Не идет у нашего Кубика математика, хоть ты тресни. Наверное, потому, что его любимые эльфийские эпические герои квадратных уравнений не решали. По крайней мере, в легендариуме об этом не упоминается.
— Идиота кусок! Потому что в жизни тебе никто не скажет — двадцать, нах, четыре. Надо понимать, где запрятан этот икс и как его вычислить. Жизнь, ска, полна неизвестных, и хорошо еще, если их не больше, чем уравнений…
Жаль прерывать этот спонтанный сеанс снажьей педагогики, но время не ждет. Вхожу:
— Ну что, заключенные, всех крыс подъели? Давайте обсудим условия вашего освобождения.
Чип и Кубик выжидающе смотрят на Ежа. Он медленно поднимает глаза:
— Мы ничего плохого не сделали.
— Вы нарушили мой запрет! Я ясно сказала вам — к промысловикам не лезть!
— Почему тебе можно, а нам нельзя?
— Потому что я — взрослая! А вы живете в Доме и должны соблюдать правила!
Еж криво усмехается:
— У меня, кстати, сегодня днюха. Спасибо за твои теплые поздравления. Я совершеннолетний. Мы можем уйти из Дома, жить своим умом. Ты этого добиваешься?
Прикрываю глаза. Формально Еж прав. Кубику, правда, еще шестнадцать, но, если честно, и его возвращать с милицией никто не будет.
— Я хочу, чтобы вы жили в Доме. И чтобы вы остались живыми и целыми.
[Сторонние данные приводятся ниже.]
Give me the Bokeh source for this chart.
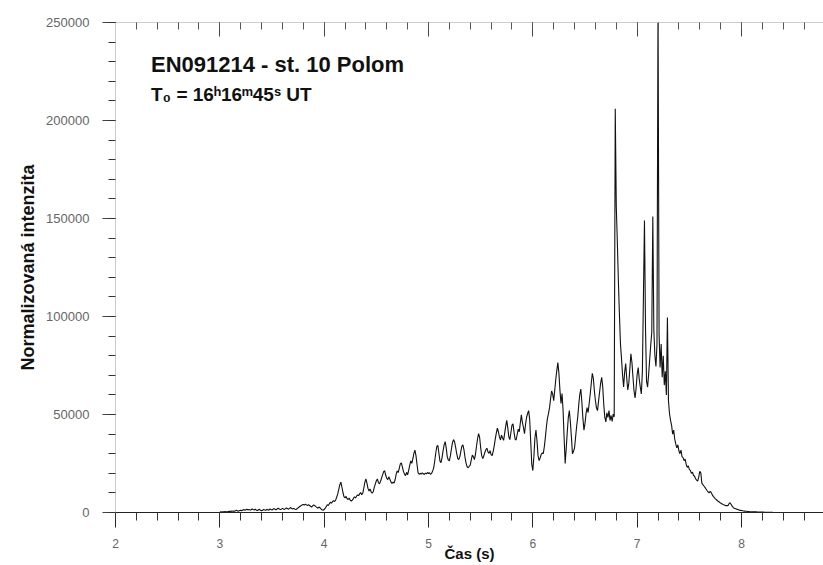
import numpy as np
from bokeh.plotting import figure
from bokeh.models import (LinearAxis, SingleIntervalTicker, BasicTickFormatter,
                          CustomJSTickFormatter, Label, Range1d, ColumnDataSource)
from bokeh.embed import file_html
from bokeh.resources import INLINE

# ---------------- data ----------------
title_text = "EN091214 - st. 10 Polom"
subtitle_text = "T\u2080 = 16\u02b016\u1d5045\u02e2 UT"
x_label = "Čas (s)"
y_label = "Normalizovaná intenzita"

t_start = 3.00          # s, first sample
t_step = 0.01           # s, sampling interval
# normalized intensity in thousands, one row = 0.1 s
intensity_k = [
    0.2, 0.3, 0.2, 0.4, 0.3, 0.5, 0.4, 0.3, 0.5, 0.6,
    0.5, 0.7, 0.6, 0.8, 0.6, 0.9, 1.1, 0.8, 0.7, 1.0,
    1.2, 0.9, 1.3, 1.5, 1.1, 1.4, 1.7, 1.3, 1.6, 1.2,
    1.4, 1.8, 1.5, 1.3, 1.7, 1.2, 1.0, 1.4, 1.6, 1.1,
    0.9, 1.2, 1.5, 1.3, 1.1, 1.6, 1.4, 1.2, 1.8, 1.5,
    1.3, 1.7, 2.0, 1.6, 1.4, 1.9, 2.2, 1.8, 1.5, 1.7,
    2.1, 1.8, 1.6, 2.0, 2.3, 1.9, 1.7, 2.2, 2.5, 2.0,
    1.8, 2.1, 1.7, 1.5, 1.9, 2.4, 2.8, 3.2, 3.6, 3.9,
    4.1, 3.8, 4.3, 3.9, 3.5, 4.0, 3.6, 3.2, 2.8, 3.4,
    3.9, 3.5, 3.0, 2.6, 2.2, 2.8, 2.4, 1.8, 1.4, 1.2,
    1.5, 2.2, 3.1, 4.0, 3.6, 4.5, 5.2, 4.8, 5.5, 6.1,
    5.6, 6.4, 7.8, 9.5, 11.8, 14.2, 15.5, 13.0, 10.2, 8.1,
    7.5, 8.2, 7.0, 6.6, 7.4, 6.2, 5.9, 6.3, 7.1, 8.0,
    7.4, 8.3, 9.0, 8.6, 9.5, 10.2, 9.1, 9.8, 12.5, 15.4,
    17.2, 15.0, 12.3, 11.0, 12.0, 10.5, 9.8, 10.6, 12.8, 14.5,
    16.2, 17.1, 15.3, 14.6, 15.8, 17.5, 19.2, 20.8, 21.3, 19.0,
    17.4, 16.8, 18.2, 17.0, 15.6, 14.8, 15.5, 15.0, 16.7, 19.5,
    21.2, 20.4, 22.6, 24.8, 25.3, 23.1, 21.0, 19.6, 18.8, 20.5,
    19.2, 21.5, 24.0, 26.3, 25.1, 27.4, 30.2, 31.8, 29.0, 24.5,
    20.3, 19.5, 20.0, 19.6, 20.2, 19.8, 19.4, 20.1, 19.7, 20.4,
    19.9, 20.3, 19.5, 20.0, 21.2, 22.8, 26.4, 30.5, 33.8, 34.2,
    30.1, 26.2, 25.4, 28.0, 31.6, 34.5, 36.2, 33.0, 28.4, 26.8,
    26.3, 29.0, 32.5, 35.8, 37.2, 36.0, 33.4, 30.2, 27.6, 27.0,
    28.4, 31.2, 33.9, 34.5, 32.0, 28.1, 25.2, 23.4, 22.8, 23.6,
    24.2, 26.8, 29.3, 28.5, 27.0, 29.6, 33.8, 37.5, 40.2, 38.4,
    33.1, 29.0, 27.5, 28.8, 30.6, 32.1, 32.8, 30.9, 30.2, 31.5,
    29.5, 29.0, 31.2, 34.0, 37.6, 40.5, 43.0, 41.2, 38.6, 37.0,
    39.5, 38.0, 36.8, 40.4, 44.1, 47.0, 43.2, 38.5, 37.2, 40.8,
    44.6, 45.2, 41.0, 37.4, 37.0, 39.8, 42.5, 41.2, 45.6, 49.8,
    46.0, 43.5, 40.2, 44.8, 48.6, 50.5, 52.0, 47.3, 36.0, 24.5,
    21.4, 28.5, 38.0, 42.1, 36.5, 29.0, 26.5, 27.8, 29.6, 30.4,
    30.0, 33.5, 38.2, 43.6, 48.0, 50.4, 53.5, 58.0, 62.0, 60.5,
    57.0, 62.4, 68.0, 72.5, 76.5, 71.0, 62.3, 55.6, 60.7, 52.0,
    38.0, 25.0, 32.5, 41.0, 48.5, 52.0, 46.0, 38.4, 30.0, 31.2,
    33.0, 38.5, 44.0, 48.5, 55.0, 60.2, 63.0, 56.4, 48.0, 42.0,
    45.5, 50.5, 53.5, 51.0, 55.6, 60.3, 65.8, 71.0, 68.5, 62.0,
    57.0, 53.4, 52.0, 56.8, 61.5, 66.0, 69.0, 64.2, 55.0, 48.5,
    46.2, 50.8, 48.5, 52.0, 47.0, 49.5, 46.5, 50.2, 48.8, 206.0,
    156.0, 138.0, 118.0, 101.0, 86.0, 78.5, 70.2, 64.0, 71.5, 76.0,
    68.5, 62.5, 66.0, 73.5, 81.0, 76.5, 69.0, 62.0, 58.5, 63.5,
    70.5, 74.0, 68.0, 64.0, 60.5, 72.0, 110.0, 149.0, 94.0, 67.0,
    64.0, 70.5, 78.0, 85.5, 92.0, 151.0, 93.0, 80.0, 74.5, 86.0,
    262.0, 91.0, 74.0, 86.0, 69.0, 80.0, 65.0, 72.0, 60.0, 99.5,
    57.0, 50.5, 47.0, 44.5, 40.0, 42.0, 37.5, 35.0, 33.0, 34.5,
    31.5, 30.0, 31.8, 28.5, 28.0, 26.5, 27.2, 24.5, 23.0, 23.8,
    22.0, 21.5, 20.0, 20.6, 19.0, 18.5, 17.2, 16.5, 16.0, 18.0,
    21.0, 20.2, 15.0, 14.2, 13.5, 12.8, 12.0, 11.2, 10.5, 10.0,
    10.8, 10.2, 9.0, 8.2, 7.6, 7.0, 6.5, 6.0, 5.6, 5.2,
    4.8, 4.5, 4.2, 3.9, 3.7, 3.5, 3.6, 3.5, 4.5, 5.0,
    4.2, 3.2, 2.6, 2.2, 2.0, 1.8, 1.6, 1.4, 1.2, 1.1,
    1.0, 0.9, 0.8, 0.7, 0.6, 0.6, 0.5, 0.5, 0.4, 0.4,
    0.4, 0.3, 0.3, 0.3, 0.3, 0.2, 0.2, 0.2, 0.2, 0.2,
    0.2, 0.2, 0.1, 0.1, 0.1, 0.1, 0.1, 0.1, 0.1, 0.1, 0.1,
]

x_start, x_end = 2.0, 8.786
y_start, y_end = 0, 250000
x_tick_interval = 1
y_tick_interval = 50000

time_s = np.round(t_start + t_step * np.arange(len(intensity_k)), 2)
intensity = np.array(intensity_k) * 1000.0
source = ColumnDataSource(dict(t=time_s, v=intensity))

FONT = "Liberation Sans"

p = figure(width=823, height=565,
           x_range=Range1d(x_start, x_end), y_range=Range1d(y_start, y_end),
           output_backend="svg", toolbar_location=None,
           min_border_left=115, min_border_right=0,
           min_border_top=22, min_border_bottom=53,
           background_fill_color="white", border_fill_color="white")
p.outline_line_color = None
p.xgrid.visible = False
p.ygrid.visible = False

p.line("t", "v", source=source, line_color="#111111", line_width=1.1)

# bottom axis
xa = p.xaxis[0]
xa.ticker = SingleIntervalTicker(interval=x_tick_interval, num_minor_ticks=5)
xa.axis_line_color = "#222222"
xa.major_tick_line_color = "#222222"
xa.minor_tick_line_color = "#333333"
xa.major_tick_out = 15
xa.major_tick_in = 0
xa.minor_tick_out = 8
xa.minor_tick_in = 0
xa.major_label_standoff = 11
xa.major_label_text_font = FONT
xa.major_label_text_font_size = "12px"
xa.major_label_text_color = "#666666"
xa.axis_label = x_label
xa.axis_label_text_font = FONT
xa.axis_label_text_font_style = "bold"
xa.axis_label_text_font_size = "15px"
xa.axis_label_text_color = "#111111"
xa.axis_label_standoff = -6

# left axis
ya = p.yaxis[0]
ya.ticker = SingleIntervalTicker(interval=y_tick_interval, num_minor_ticks=5)
ya.formatter = BasicTickFormatter(use_scientific=False)
ya.axis_line_color = "#cccccc"
ya.major_tick_line_color = "#444444"
ya.minor_tick_line_color = "#333333"
ya.major_tick_out = 13
ya.major_tick_in = 0
ya.minor_tick_out = 7
ya.minor_tick_in = 0
ya.major_label_standoff = 13
ya.major_label_text_font = FONT
ya.major_label_text_font_size = "13px"
ya.major_label_text_color = "#666666"
ya.axis_label = y_label
ya.axis_label_text_font = FONT
ya.axis_label_text_font_style = "bold"
ya.axis_label_text_font_size = "18px"
ya.axis_label_text_color = "#111111"
ya.axis_label_standoff = 5

# top axis (ticks only)
ta = LinearAxis(ticker=SingleIntervalTicker(interval=x_tick_interval, num_minor_ticks=5),
                formatter=CustomJSTickFormatter(code="return '';"))
ta.axis_line_color = "#cccccc"
ta.major_tick_line_color = "#444444"
ta.minor_tick_line_color = "#555555"
ta.major_tick_in = 14
ta.major_tick_out = 0
ta.minor_tick_in = 7
ta.minor_tick_out = 0
ta.major_label_standoff = 0
p.add_layout(ta, "above")

# texts
p.add_layout(Label(x=2.34, y=228500, text=title_text, text_font=FONT,
                   text_font_style="bold", text_font_size="22px",
                   text_color="#111111", text_baseline="middle", text_align="left"))
p.add_layout(Label(x=2.34, y=213500, text=subtitle_text, text_font=FONT,
                   text_font_style="bold", text_font_size="19px",
                   text_color="#111111", text_baseline="middle", text_align="left"))

open("out.html", "w").write(file_html(p, INLINE))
У меня такие непомерные запросы?
— Ты сама им не соответствуешь.
И когда Еж выучился говорить так… по-взрослому?
— Да хватит уже тыкать этим! Да, я сражаюсь с промысловиками — именно для того, чтобы этого не пришлось делать вам! Вы будете только мешаться под ногами — у вас нет подготовки. Та-ак, а это еще что?
Чип стоит у Ежа за спиной и сверлит меня черными своими глазищами, а вот Кубик с самого начала разговора ерзает на стуле — он хороший мальчик и не любит, когда при нем ссорятся. Сейчас он нервно дернул ворот водолазки — и на шее мелькнул странный узор.
— А ну все разделись до пояса! Я-то думала, с чего вы так укутались в такую жарень, чисто закрепощенные женщины Востока! Что еще за художества? И чем от них… фонит?
Что-то в моем голосе прорезается такое, от чего несвятая троица без пререканий стягивает одежки. Руки, плечи, шеи густо покрыты татуировками — свежими, еще красноватыми по краям. И не глупые подростковые черепа, кинжалы или сиськи, как можно было ожидать — орнаменты, простые и… мощные.